Although it doesn't model everything a child is doing as she creates a depiction of a scene, it does capture one important aspect of that process. The point here is not to create a new way of generating cute images, but to suggest a new approach to NPR rendering that makes use of this important feature of human art. Consider the following goals of various artists:
  • A cartoonist may want to reduce the number of individuals in a crowd to simplify the depiction.
  • A painter may concentrate brushstrokes on the face of the focal character, while leaving the background depicted with broad strokes.
  • A painter who wants his charming landscapes to be hung above the couches in people's homes may leave out garbage blowing down the street and modern automobiles present in the scene.
  • A fantasy artist may wish to depict horses with wings.
Any NPR system that only considers the input image in terms of simple primitives such as contours and regions of color would be incapable of being directly extended to handle these kinds of problems.

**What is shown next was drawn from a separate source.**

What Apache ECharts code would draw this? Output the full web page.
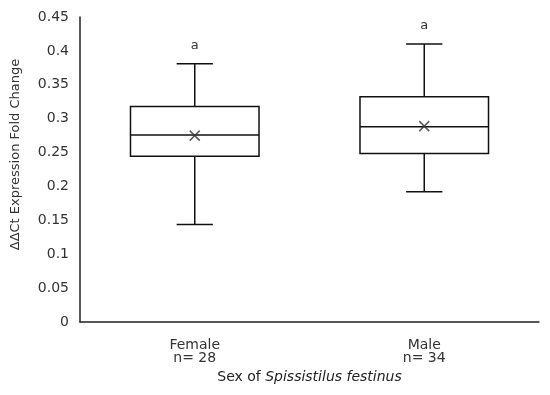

A system including image comprehension with a semantic knowledge base, however, could be extended to deal with any of these problems in a fairly straightforward way.

1 comment:

  1. For years now companies have found a competitive edge in oversaturating colors. This drives professional imaging guys nuts, since they strive for accuracy, and dislike the "cartoonish" look. But consumers love it.

    My personal opinion is that the oversaturation makes an image feel more real to us, since it bridges some of the gap between looking at a picture of a sunset and the real thing.

    So I think you're on the right track here. I'd love to see more examples of augmented sensing that presents images of things the way we experience them, rather than how the photons hit the sensor.